# Zander am Stück grillen



## taxa9 (14. Juli 2013)

Hallo zusammen,
ich möchte heute einen Zander am Stück grillen, kann mir  jemand sagen wie lange es dauert bis der in Alufolie eingepackt fertig ist? Bei dem Grill handelt es sich um einen Holzkohlengrill.

Gruß

taxa9


----------



## xaru (14. Juli 2013)

*AW: Zander am Stück grillen*

Kommt drauf an wie groß der Fisch ist


----------



## silviomopp (14. Juli 2013)

*AW: Zander am Stück grillen*

Das ist relativ einfach , sobald sich die Flossen aus dem Rücken ziehen lassen , ist er durch . Das gilt für alle Fische vom Grill , maximum sind es ca. 30 minuten ..


----------



## taxa9 (14. Juli 2013)

*AW: Zander am Stück grillen*

Der Zander ist ca 65cm lang, das heißt von jeder Seite ca15min grillen, oder?

Gruß

taxa9


----------



## xaru (14. Juli 2013)

*AW: Zander am Stück grillen*

15 sind evtl schon zu viel, wenn dein Grill ordentlich hitze hat reichen 12 Min von jeder Seite


----------



## taxa9 (14. Juli 2013)

*AW: Zander am Stück grillen*

Danke an alle für die Tipps. 
Bei soviel Unterstützung muss es einfach funktionieren.

Grüße
an alle

taxa9


----------



## xaru (14. Juli 2013)

*AW: Zander am Stück grillen*

Guten Hunger#h


----------



## taxa9 (14. Juli 2013)

*AW: Zander am Stück grillen*

Update,
jetzt soll der Zander OHNE Alufolie gegrillt werden, und ich habe ihn vergessen zu schuppen.
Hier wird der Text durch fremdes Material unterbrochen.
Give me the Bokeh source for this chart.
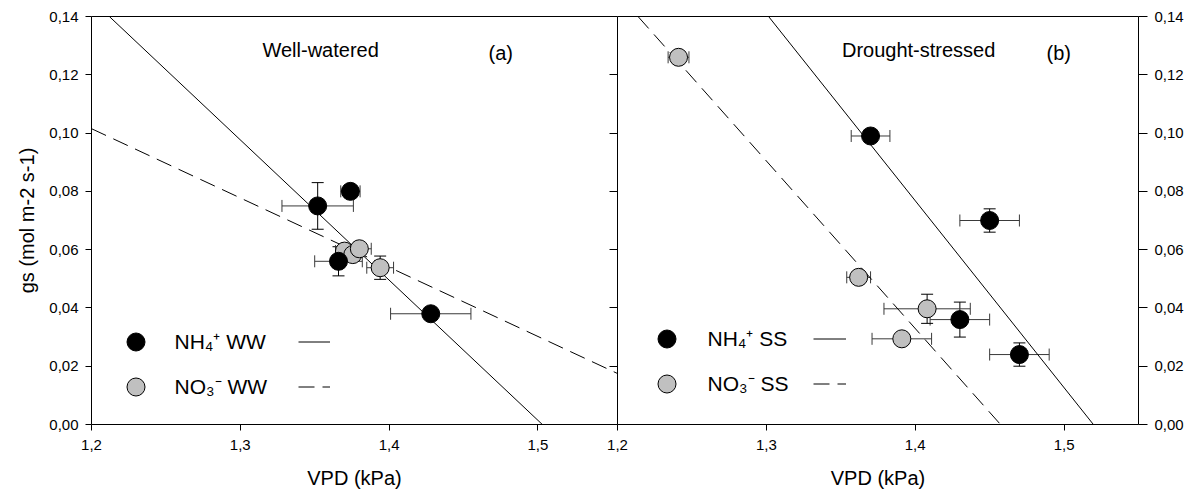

Wird schon klappen.

Gruß

taxa9


----------



## taxa9 (14. Juli 2013)

*AW: Zander am Stück grillen*

Hallo,
haben den Zander ohne Alufolie auf dem mittleren Rost des Grills ca 15-20min pro Seite gegrillt, ein Gedicht!!!


Gruß
taxa9


----------



## Rheinspezie (14. Juli 2013)

*AW: Zander am Stück grillen*



taxa9 schrieb:


> Hallo,
> haben den Zander ohne Alufolie auf dem mittleren Rost des Grills ca 15-20min pro Seite gegrillt, ein Gedicht!!!
> 
> 
> ...





Bilder gemacht?

*Rezept/Bilder gerne in´s "Raubfische sind zum Essen da" *

Zander ganz auf dem Grill habe ich noch nie versucht |rolleyes

R.s.


----------



## taxa9 (15. Juli 2013)

*AW: Zander am Stück grillen*

Hallo, 
Bilder habe ich leider keine gemacht. 
Rezept folgt noch in Raubfische sind zum Essen da.

Grüße

taxa9


----------